From: "Tsunakawa, Takayuki" <tsunakawa(dot)takay(at)jp(dot)fujitsu(dot)com>
To: 'Tom Lane' <tgl(at)sss(dot)pgh(dot)pa(dot)us>, Robert Haas <robertmhaas(at)gmail(dot)com>
Cc: Alvaro Herrera <alvherre(at)2ndquadrant(dot)com>, Peter Eisentraut <peter(dot)eisentraut(at)2ndquadrant(dot)com>, Ashutosh Bapat <ashutosh(dot)bapat(at)enterprisedb(dot)com>, "pgsql-hackers(at)postgresql(dot)org" <pgsql-hackers(at)postgresql(dot)org>
Subject: Re: [RFC] Should we fix postmaster to avoid slow shutdown?
Date: 2016-11-24 05:41:08
Message-ID: 0A3221C70F24FB45833433255569204D1F65A8D6@G01JPEXMBYT05
Views: Raw Message | Whole Thread | Download mbox | Resend email
Thread:
Lists: pgsql-hackers

From: pgsql-hackers-owner(at)postgresql(dot)org
> [mailto:pgsql-hackers-owner(at)postgresql(dot)org] On Behalf Of Tom Lane
> Robert Haas <robertmhaas(at)gmail(dot)com> writes:
> > I agree. However, in many cases, the major cost of a fast shutdown is
> > getting the dirty data already in the operating system buffers down to
> > disk, not in writing out shared_buffers itself. The latter is
> > probably a single-digit number of gigabytes, or maybe double-digit.
> > The former might be a lot more, and the write of the pgstat file may
> > back up behind it.
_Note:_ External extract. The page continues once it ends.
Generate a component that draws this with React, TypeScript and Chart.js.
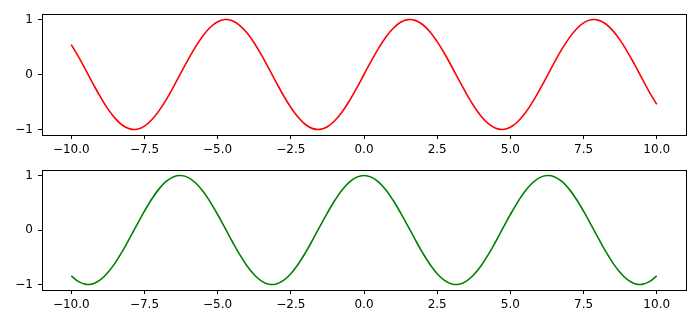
import React, { useEffect, useRef } from "react";
import { Chart, registerables } from "chart.js";
Chart.register(...registerables);

const xValues = [
  -10, -9.75, -9.5, -9.25, -9, -8.75, -8.5, -8.25, -8, -7.75, -7.5, -7.25, -7, -6.75, -6.5, -6.25,
  -6, -5.75, -5.5, -5.25, -5, -4.75, -4.5, -4.25, -4, -3.75, -3.5, -3.25, -3, -2.75, -2.5, -2.25,
  -2, -1.75, -1.5, -1.25, -1, -0.75, -0.5, -0.25, 0, 0.25, 0.5, 0.75, 1, 1.25, 1.5, 1.75,
  2, 2.25, 2.5, 2.75, 3, 3.25, 3.5, 3.75, 4, 4.25, 4.5, 4.75, 5, 5.25, 5.5, 5.75,
  6, 6.25, 6.5, 6.75, 7, 7.25, 7.5, 7.75, 8, 8.25, 8.5, 8.75, 9, 9.25, 9.5, 9.75, 10,
];

const redSeries = [
  0.544, 0.32, 0.075, -0.174, -0.412, -0.625, -0.798, -0.923, -0.989, -0.995, -0.938, -0.823, -0.657, -0.451, -0.215, 0.033,
  0.279, 0.508, 0.706, 0.859, 0.959, 0.999, 0.978, 0.895, 0.757, 0.572, 0.351, 0.108, -0.141, -0.382, -0.598, -0.778,
  -0.909, -0.984, -0.997, -0.949, -0.841, -0.682, -0.479, -0.247, 0, 0.247, 0.479, 0.682, 0.841, 0.949, 0.997, 0.984,
  0.909, 0.778, 0.598, 0.382, 0.141, -0.108, -0.351, -0.572, -0.757, -0.895, -0.978, -0.999, -0.959, -0.859, -0.706, -0.508,
  -0.279, -0.033, 0.215, 0.451, 0.657, 0.823, 0.938, 0.995, 0.989, 0.923, 0.798, 0.625, 0.412, 0.174, -0.075, -0.32, -0.544,
];

const greenSeries = [
  -0.839, -0.947, -0.997, -0.985, -0.911, -0.78, -0.602, -0.386, -0.146, 0.103, 0.347, 0.568, 0.754, 0.894, 0.977, 0.999,
  0.96, 0.861, 0.709, 0.512, 0.284, 0.038, -0.211, -0.446, -0.654, -0.82, -0.936, -0.994, -0.99, -0.924, -0.801, -0.628,
  -0.416, -0.178, 0.071, 0.315, 0.54, 0.732, 0.878, 0.969, 1, 0.969, 0.878, 0.732, 0.54, 0.315, 0.071, -0.178,
  -0.416, -0.628, -0.801, -0.924, -0.99, -0.994, -0.936, -0.82, -0.654, -0.446, -0.211, 0.038, 0.284, 0.512, 0.709, 0.861,
  0.96, 0.999, 0.977, 0.894, 0.754, 0.568, 0.347, 0.103, -0.146, -0.386, -0.602, -0.78, -0.911, -0.985, -0.997, -0.947, -0.839,
];

const xTicks = [-10, -7.5, -5, -2.5, 0, 2.5, 5, 7.5, 10];
const xTickLabels = ["\u221210.0", "\u22127.5", "\u22125.0", "\u22122.5", "0.0", "2.5", "5.0", "7.5", "10.0"];
const yTicks = [-1, 0, 1];
const yTickLabels = ["\u22121", "0", "1"];

const FONT = { family: "'DejaVu Sans', sans-serif", size: 12 };

const boxPlugin = {
  id: "box",
  afterDraw(chart: any) {
    const { ctx, chartArea } = chart;
    ctx.save();
    ctx.strokeStyle = "#000";
    ctx.lineWidth = 1;
    ctx.strokeRect(
      Math.round(chartArea.left) + 0.5,
      Math.round(chartArea.top) + 0.5,
      Math.round(chartArea.right - chartArea.left),
      Math.round(chartArea.bottom - chartArea.top)
    );
    ctx.restore();
  },
};

function makeConfig(values: number[], color: string, padTop: number, xAxisHeight: number): any {
  return {
    type: "line",
    data: {
      datasets: [
        {
          data: xValues.map((x, i) => ({ x, y: values[i] })),
          borderColor: color,
          borderWidth: 1.6,
          pointRadius: 0,
          tension: 0.4,
          fill: false,
        },
      ],
    },
    options: {
      animation: false,
      responsive: false,
      maintainAspectRatio: false,
      layout: { padding: { top: padTop, right: 14, left: 0, bottom: 0 } },
      plugins: { legend: { display: false }, tooltip: { enabled: false } },
      scales: {
        x: {
          type: "linear",
          min: -11,
          max: 11,
          afterBuildTicks: (axis: any) => {
            axis.ticks = xTicks.map((v) => ({ value: v }));
          },
          afterFit: (axis: any) => {
            axis.height = xAxisHeight;
            axis.paddingLeft = 0;
            axis.paddingRight = 0;
          },
          ticks: {
            callback: (v: number) => {
              const i = xTicks.indexOf(v);
              return i >= 0 ? xTickLabels[i] : "";
            },
            font: FONT,
            color: "#000",
            padding: 4,
            maxRotation: 0,
            autoSkip: false,
          },
          grid: { drawOnChartArea: false, drawTicks: true, tickLength: 4, color: "#000" },
          border: { display: true, color: "#000" },
        },
        y: {
          type: "linear",
          min: -1.1,
          max: 1.1,
          afterBuildTicks: (axis: any) => {
            axis.ticks = yTicks.map((v) => ({ value: v }));
          },
          afterFit: (axis: any) => {
            axis.width = 42;
            axis.paddingTop = 0;
            axis.paddingBottom = 0;
          },
          ticks: {
            callback: (v: number) => {
              const i = yTicks.indexOf(v);
              return i >= 0 ? yTickLabels[i] : "";
            },
            font: FONT,
            color: "#000",
            padding: 5,
          },
          grid: { drawOnChartArea: false, drawTicks: true, tickLength: 4, color: "#000" },
          border: { display: true, color: "#000" },
        },
      },
    },
    plugins: [boxPlugin],
  };
}

export default function App() {
  const topRef = useRef<HTMLCanvasElement>(null);
  const botRef = useRef<HTMLCanvasElement>(null);

  useEffect(() => {
    document.body.style.margin = "0";
    const c1 = new Chart(topRef.current as HTMLCanvasElement, makeConfig(redSeries, "#ff0000", 14, 28));
    const c2 = new Chart(botRef.current as HTMLCanvasElement, makeConfig(greenSeries, "#008000", 7, 37));
    return () => {
      c1.destroy();
      c2.destroy();
    };
  }, []);

  return (
    <div style={{ position: "relative", width: 700, height: 327, background: "#fff" }}>
      <canvas ref={topRef} width={700} height={163} style={{ position: "absolute", left: 0, top: 0, width: 700, height: 163 }} />
      <canvas ref={botRef} width={700} height={164} style={{ position: "absolute", left: 0, top: 163, width: 700, height: 164 }} />
    </div>
  );
}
I've seen cases where an 8kB buffered write from
> > Postgres takes tens of seconds to complete because the OS buffer cache
> > is already saturated with dirty data, and the stats files could easily
> > be a lot more than that.
>
> I think this is mostly FUD, because we don't fsync the stats files. Maybe
> we should, but we don't today. So even if we have managed to get the system
> into a state where physical writes are heavily backlogged, that's not a
> reason to assume that the stats collector will be unable to do its thing
> promptly. All it has to do is push a relatively small amount of data into
> kernel buffers.

I'm sorry for my late reply, yesterday was a national holiday in Japan.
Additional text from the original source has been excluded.